For the data below, transcribe the part that opens with the line containing "Rebuild this chart" and closes with the line containing "Pie, Cell, Legend", exactly and with no pictures.

— START OF Data records —

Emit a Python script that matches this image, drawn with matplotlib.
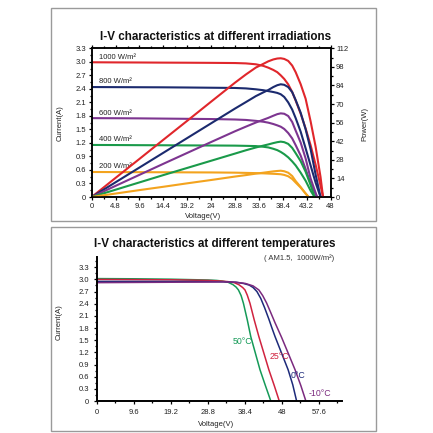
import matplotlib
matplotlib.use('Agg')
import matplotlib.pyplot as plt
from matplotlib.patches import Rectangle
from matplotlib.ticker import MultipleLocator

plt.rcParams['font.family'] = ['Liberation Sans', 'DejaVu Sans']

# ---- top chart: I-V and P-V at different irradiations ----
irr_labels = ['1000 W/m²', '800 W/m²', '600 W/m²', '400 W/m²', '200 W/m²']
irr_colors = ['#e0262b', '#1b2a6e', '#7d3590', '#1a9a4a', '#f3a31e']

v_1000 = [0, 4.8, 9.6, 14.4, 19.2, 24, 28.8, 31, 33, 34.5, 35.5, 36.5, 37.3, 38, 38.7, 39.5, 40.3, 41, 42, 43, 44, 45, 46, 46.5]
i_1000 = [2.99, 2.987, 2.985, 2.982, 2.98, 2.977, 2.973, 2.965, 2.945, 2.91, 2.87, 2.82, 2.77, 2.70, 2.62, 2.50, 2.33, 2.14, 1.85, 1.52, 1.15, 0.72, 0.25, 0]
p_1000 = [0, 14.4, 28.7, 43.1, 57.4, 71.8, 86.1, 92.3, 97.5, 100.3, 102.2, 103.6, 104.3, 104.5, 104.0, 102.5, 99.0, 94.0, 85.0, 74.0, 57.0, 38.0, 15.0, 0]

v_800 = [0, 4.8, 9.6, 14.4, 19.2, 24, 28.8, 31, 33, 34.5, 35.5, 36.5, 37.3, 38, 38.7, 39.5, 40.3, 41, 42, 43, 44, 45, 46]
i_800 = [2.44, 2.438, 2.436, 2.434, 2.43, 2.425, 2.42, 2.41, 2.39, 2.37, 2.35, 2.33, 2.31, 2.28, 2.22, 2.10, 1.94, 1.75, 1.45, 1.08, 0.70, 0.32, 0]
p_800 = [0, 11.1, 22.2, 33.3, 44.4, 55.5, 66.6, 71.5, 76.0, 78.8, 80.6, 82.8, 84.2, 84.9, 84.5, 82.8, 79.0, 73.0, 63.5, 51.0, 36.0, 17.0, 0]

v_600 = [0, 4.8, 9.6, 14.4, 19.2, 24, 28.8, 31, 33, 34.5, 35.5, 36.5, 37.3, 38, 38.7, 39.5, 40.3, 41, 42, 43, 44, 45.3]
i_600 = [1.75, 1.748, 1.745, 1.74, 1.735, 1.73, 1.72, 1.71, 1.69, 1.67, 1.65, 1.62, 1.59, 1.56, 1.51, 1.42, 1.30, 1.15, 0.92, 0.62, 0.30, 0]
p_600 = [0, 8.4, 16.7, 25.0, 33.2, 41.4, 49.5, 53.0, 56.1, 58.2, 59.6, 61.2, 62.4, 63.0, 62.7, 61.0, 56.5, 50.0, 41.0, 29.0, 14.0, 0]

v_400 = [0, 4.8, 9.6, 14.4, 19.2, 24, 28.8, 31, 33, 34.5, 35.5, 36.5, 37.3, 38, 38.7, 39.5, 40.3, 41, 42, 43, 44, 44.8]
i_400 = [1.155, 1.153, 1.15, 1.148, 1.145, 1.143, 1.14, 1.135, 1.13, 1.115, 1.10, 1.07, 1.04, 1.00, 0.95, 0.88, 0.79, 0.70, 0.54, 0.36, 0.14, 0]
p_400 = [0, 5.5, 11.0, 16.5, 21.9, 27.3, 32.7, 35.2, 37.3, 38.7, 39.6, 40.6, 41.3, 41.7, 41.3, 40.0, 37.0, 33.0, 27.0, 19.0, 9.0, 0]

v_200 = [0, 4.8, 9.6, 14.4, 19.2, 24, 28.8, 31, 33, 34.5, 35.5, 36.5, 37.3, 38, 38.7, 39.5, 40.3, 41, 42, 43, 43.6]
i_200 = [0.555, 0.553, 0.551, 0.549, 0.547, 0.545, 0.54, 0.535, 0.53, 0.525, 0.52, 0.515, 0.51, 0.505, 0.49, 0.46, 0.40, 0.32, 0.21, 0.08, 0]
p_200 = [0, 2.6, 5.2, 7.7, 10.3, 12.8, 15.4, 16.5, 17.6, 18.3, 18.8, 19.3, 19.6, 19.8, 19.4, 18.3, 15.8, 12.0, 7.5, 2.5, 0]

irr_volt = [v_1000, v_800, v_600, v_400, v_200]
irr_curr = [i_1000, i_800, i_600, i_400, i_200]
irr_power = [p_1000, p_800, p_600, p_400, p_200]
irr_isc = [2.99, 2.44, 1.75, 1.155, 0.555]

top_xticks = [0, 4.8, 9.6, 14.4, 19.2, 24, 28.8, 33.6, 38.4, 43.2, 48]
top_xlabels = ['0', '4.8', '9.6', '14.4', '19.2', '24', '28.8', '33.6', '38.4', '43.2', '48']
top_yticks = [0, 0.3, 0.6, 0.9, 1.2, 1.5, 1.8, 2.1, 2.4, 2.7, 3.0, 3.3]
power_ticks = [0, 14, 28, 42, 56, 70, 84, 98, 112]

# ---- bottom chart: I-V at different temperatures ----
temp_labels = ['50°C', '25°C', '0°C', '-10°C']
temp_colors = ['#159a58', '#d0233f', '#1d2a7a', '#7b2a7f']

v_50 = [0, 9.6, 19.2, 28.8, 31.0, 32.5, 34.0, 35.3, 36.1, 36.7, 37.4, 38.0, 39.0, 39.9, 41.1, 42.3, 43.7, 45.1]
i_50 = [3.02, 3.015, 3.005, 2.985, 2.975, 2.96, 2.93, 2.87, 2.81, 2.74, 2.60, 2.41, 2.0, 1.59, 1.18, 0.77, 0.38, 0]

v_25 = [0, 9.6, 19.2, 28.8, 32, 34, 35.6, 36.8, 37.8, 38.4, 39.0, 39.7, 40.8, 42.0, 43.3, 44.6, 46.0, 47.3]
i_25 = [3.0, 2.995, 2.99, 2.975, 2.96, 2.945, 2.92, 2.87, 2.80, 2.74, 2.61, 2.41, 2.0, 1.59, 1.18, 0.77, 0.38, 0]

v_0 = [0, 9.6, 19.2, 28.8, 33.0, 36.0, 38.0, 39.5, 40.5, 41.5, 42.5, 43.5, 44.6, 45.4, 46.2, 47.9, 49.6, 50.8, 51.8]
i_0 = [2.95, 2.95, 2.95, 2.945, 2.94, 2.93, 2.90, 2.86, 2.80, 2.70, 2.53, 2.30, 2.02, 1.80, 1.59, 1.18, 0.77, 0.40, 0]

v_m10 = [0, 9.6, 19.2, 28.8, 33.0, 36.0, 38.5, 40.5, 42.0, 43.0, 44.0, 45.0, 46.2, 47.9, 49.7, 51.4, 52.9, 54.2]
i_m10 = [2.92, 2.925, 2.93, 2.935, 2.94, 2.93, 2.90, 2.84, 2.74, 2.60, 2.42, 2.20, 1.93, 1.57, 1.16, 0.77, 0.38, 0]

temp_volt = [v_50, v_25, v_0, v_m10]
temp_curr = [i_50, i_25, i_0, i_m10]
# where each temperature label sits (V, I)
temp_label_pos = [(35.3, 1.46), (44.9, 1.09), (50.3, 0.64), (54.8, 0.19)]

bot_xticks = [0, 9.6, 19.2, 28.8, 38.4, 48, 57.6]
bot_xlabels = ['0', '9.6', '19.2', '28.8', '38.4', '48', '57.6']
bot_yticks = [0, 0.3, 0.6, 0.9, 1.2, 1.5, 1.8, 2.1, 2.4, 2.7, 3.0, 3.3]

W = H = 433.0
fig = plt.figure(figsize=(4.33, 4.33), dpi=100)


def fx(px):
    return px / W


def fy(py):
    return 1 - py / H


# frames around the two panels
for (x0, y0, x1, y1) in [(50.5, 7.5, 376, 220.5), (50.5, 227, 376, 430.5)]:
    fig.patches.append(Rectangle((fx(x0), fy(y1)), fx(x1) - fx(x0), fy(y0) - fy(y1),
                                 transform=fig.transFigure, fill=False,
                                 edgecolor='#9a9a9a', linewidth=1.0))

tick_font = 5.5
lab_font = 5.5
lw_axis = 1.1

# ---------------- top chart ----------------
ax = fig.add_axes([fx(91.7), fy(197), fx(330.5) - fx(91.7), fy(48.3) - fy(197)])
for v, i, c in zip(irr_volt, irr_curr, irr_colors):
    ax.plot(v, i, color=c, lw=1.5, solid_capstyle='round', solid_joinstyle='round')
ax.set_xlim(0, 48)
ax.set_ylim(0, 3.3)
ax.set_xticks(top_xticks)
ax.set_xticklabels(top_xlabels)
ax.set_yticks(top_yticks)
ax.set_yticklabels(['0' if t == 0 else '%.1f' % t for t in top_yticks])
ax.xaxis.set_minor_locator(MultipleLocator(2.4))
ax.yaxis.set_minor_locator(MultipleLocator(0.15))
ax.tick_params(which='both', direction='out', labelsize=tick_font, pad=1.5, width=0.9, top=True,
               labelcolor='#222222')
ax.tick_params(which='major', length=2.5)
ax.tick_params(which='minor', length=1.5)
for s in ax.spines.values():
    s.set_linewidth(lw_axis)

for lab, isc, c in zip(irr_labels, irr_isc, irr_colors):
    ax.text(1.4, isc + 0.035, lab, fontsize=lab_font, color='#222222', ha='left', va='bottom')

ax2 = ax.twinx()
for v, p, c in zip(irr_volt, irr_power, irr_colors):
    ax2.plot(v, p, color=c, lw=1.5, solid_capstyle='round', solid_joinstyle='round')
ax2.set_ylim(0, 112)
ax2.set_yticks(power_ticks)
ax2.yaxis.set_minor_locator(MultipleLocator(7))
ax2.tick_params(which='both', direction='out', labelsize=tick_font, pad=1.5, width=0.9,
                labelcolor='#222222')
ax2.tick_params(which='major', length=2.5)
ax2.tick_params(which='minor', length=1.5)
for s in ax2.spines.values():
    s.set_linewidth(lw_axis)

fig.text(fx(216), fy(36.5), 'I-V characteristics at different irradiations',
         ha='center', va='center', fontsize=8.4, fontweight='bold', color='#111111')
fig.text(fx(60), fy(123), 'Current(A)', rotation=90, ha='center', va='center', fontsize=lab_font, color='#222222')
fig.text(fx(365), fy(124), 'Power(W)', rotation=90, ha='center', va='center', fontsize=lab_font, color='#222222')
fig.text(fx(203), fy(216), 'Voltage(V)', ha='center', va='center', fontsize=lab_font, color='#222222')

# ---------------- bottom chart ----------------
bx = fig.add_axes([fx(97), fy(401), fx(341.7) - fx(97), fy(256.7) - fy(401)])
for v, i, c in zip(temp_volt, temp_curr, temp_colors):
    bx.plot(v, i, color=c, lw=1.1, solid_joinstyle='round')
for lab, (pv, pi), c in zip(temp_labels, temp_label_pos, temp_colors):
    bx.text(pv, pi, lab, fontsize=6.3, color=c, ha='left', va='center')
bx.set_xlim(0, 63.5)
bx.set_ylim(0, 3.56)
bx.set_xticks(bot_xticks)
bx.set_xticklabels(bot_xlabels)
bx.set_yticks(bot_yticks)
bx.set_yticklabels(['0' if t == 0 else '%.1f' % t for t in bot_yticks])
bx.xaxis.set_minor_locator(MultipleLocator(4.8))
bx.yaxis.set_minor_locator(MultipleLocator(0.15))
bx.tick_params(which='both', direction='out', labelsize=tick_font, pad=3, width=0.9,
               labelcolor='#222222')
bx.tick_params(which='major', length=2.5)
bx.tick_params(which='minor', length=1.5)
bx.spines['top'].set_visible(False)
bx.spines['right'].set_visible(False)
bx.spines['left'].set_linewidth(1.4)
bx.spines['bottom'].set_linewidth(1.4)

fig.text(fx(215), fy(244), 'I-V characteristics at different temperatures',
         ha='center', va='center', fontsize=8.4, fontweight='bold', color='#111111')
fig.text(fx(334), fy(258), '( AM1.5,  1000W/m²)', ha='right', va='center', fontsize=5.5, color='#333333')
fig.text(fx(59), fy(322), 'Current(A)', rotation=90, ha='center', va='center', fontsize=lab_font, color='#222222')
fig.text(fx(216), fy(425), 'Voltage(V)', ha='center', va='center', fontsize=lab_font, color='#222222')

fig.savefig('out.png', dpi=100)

— END OF Data records —
— START OF Data records —

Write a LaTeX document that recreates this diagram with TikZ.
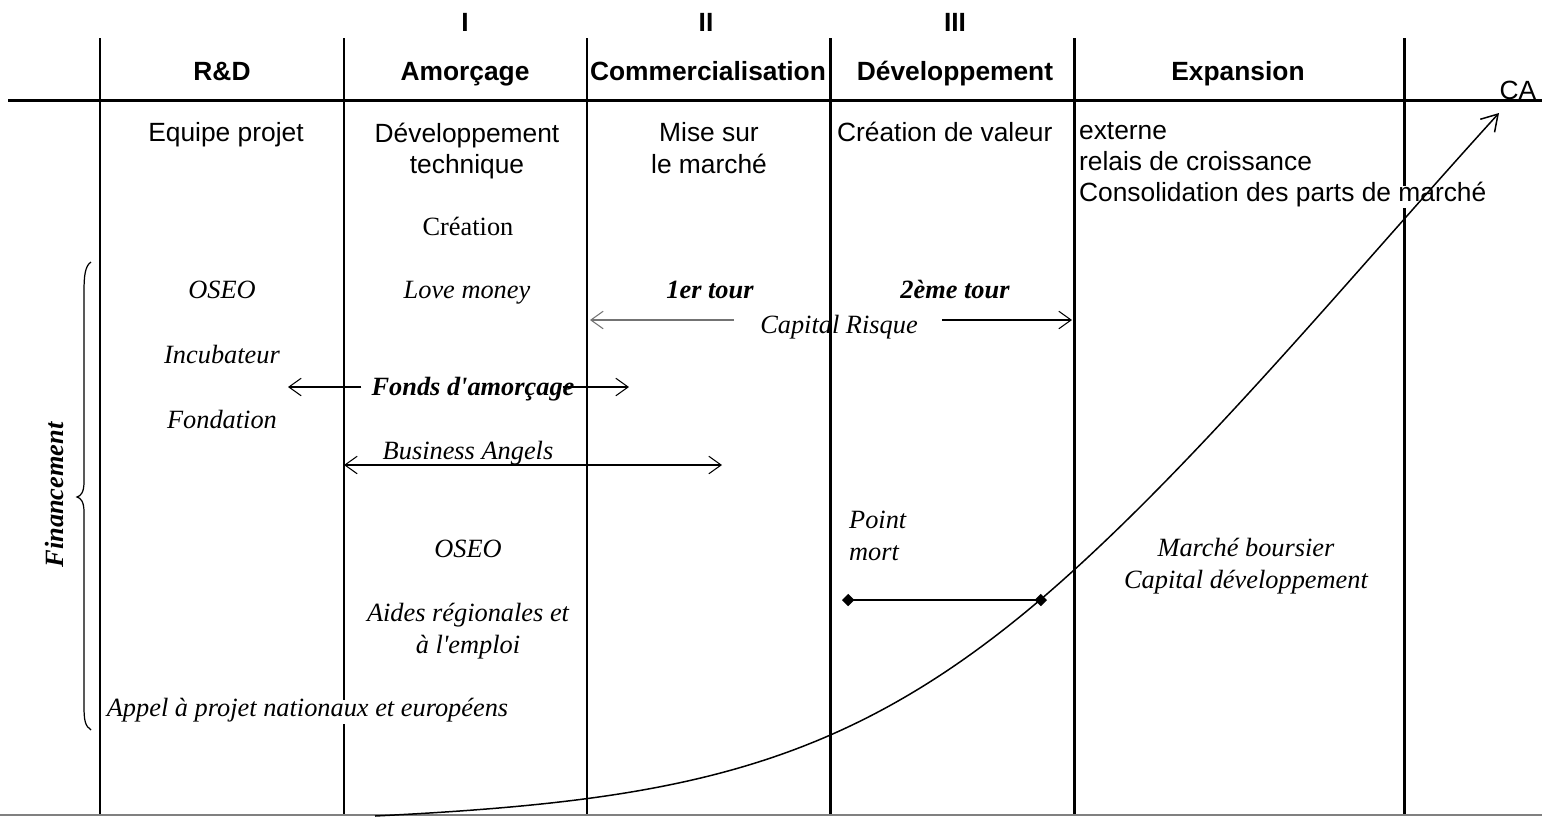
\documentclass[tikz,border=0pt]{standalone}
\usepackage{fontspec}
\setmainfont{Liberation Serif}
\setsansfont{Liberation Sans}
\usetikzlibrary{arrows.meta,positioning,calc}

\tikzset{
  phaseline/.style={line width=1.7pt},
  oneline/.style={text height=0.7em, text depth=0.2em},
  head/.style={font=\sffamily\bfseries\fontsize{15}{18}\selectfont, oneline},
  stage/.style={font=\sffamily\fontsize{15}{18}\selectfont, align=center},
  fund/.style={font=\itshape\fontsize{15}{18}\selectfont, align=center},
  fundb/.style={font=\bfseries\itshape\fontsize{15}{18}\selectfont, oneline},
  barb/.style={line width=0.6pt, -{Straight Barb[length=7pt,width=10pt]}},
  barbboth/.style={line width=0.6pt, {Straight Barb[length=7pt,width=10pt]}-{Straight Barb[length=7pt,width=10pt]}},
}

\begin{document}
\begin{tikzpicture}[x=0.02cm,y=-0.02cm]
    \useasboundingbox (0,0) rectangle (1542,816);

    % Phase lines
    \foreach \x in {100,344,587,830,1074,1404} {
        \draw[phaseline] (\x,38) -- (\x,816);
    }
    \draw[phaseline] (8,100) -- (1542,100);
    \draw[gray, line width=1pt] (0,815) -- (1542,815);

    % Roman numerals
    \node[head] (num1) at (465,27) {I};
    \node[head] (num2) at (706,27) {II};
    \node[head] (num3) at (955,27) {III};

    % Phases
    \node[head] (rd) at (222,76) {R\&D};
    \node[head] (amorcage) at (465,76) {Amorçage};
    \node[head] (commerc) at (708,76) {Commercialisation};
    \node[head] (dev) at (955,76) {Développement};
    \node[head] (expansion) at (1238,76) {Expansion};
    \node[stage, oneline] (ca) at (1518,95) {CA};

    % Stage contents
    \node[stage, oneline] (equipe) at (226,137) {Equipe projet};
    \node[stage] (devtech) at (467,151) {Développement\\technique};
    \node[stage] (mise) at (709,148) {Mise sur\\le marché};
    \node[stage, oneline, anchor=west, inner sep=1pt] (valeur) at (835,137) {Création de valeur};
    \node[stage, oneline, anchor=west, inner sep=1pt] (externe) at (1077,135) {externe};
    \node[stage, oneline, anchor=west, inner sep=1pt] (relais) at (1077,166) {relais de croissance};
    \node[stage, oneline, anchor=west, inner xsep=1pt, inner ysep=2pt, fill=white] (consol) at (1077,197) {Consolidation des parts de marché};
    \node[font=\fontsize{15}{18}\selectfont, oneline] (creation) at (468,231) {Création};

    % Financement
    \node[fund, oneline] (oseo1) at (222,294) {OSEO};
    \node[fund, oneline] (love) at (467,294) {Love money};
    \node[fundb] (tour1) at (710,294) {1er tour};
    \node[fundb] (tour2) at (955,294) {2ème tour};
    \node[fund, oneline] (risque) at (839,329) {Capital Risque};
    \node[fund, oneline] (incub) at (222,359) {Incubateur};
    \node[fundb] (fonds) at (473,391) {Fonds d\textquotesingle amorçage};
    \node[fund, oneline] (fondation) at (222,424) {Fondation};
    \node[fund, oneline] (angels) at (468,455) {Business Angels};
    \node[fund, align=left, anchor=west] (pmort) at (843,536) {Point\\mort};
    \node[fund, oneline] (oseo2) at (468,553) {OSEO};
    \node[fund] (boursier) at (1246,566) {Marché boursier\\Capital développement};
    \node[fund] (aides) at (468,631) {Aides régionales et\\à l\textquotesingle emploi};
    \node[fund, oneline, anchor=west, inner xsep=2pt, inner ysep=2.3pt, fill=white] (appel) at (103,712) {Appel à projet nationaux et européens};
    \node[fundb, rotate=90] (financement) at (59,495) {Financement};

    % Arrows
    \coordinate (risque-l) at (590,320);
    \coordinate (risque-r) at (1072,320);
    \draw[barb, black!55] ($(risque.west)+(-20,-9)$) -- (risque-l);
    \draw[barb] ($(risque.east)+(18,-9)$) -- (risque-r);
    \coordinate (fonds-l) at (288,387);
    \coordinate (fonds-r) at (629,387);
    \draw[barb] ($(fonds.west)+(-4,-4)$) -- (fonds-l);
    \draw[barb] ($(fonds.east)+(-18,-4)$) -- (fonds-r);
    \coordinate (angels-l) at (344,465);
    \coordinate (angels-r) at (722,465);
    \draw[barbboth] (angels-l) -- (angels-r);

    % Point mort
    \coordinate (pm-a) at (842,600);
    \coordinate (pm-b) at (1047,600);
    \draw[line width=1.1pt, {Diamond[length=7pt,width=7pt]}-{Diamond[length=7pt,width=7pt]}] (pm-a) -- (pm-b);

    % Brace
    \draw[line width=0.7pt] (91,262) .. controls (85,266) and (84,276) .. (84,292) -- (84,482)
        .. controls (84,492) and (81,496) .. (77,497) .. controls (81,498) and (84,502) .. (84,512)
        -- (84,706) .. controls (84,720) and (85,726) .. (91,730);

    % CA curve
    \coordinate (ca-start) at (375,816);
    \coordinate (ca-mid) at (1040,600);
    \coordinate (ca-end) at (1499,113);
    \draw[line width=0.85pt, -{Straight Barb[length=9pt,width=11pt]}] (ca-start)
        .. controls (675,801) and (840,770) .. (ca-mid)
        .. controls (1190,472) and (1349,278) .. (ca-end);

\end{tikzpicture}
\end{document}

— END OF Data records —
— START OF Data records —

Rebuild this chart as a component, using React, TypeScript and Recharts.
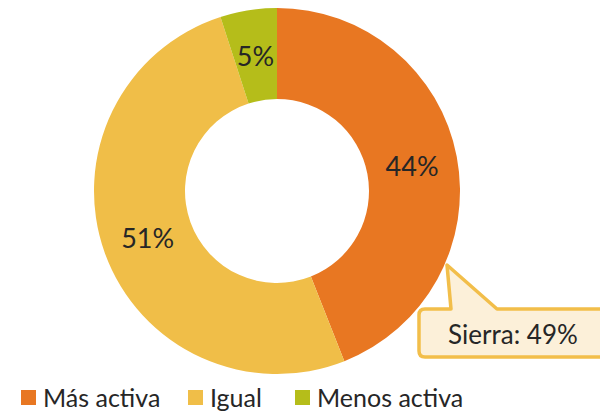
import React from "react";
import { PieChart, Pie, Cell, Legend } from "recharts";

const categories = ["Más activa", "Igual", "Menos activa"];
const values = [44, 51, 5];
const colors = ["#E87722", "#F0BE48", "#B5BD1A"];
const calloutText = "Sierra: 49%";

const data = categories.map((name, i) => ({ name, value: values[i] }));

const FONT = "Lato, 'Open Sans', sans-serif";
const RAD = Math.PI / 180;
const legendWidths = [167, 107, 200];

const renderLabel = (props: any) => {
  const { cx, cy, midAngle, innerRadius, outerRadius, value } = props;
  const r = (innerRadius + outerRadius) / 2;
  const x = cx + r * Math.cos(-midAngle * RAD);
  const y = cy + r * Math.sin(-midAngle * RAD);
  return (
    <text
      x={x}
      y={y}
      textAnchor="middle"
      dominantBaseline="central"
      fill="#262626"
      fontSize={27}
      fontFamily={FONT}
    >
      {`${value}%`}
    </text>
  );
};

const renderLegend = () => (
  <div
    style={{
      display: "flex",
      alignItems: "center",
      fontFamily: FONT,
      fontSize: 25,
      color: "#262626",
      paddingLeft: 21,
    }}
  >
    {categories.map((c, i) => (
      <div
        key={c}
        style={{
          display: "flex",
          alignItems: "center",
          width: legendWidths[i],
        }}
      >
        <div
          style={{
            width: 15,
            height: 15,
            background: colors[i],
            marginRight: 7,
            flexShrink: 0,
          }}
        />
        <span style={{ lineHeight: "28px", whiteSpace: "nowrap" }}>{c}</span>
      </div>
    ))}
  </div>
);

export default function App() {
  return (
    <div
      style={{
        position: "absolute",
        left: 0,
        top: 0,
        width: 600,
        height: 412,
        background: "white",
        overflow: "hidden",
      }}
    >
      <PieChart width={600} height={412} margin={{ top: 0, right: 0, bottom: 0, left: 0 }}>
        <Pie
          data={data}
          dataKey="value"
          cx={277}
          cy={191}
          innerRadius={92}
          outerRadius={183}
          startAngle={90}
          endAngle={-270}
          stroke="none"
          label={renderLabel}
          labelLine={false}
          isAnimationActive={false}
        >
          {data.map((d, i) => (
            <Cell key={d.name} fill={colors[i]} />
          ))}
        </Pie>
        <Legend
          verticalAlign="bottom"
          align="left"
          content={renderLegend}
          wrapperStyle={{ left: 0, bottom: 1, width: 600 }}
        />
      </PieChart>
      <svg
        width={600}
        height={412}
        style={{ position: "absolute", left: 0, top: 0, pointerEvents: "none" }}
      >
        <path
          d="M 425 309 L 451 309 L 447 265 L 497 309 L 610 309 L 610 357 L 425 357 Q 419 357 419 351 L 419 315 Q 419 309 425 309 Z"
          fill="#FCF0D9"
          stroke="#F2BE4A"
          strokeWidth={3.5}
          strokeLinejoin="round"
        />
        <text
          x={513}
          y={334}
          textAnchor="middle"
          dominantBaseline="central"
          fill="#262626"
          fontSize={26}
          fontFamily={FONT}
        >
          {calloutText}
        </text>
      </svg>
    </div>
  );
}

— END OF Data records —

- Answer
Rebuild this chart as a component, using React, TypeScript and Recharts.
import React from "react";
import { PieChart, Pie, Cell, Legend } from "recharts";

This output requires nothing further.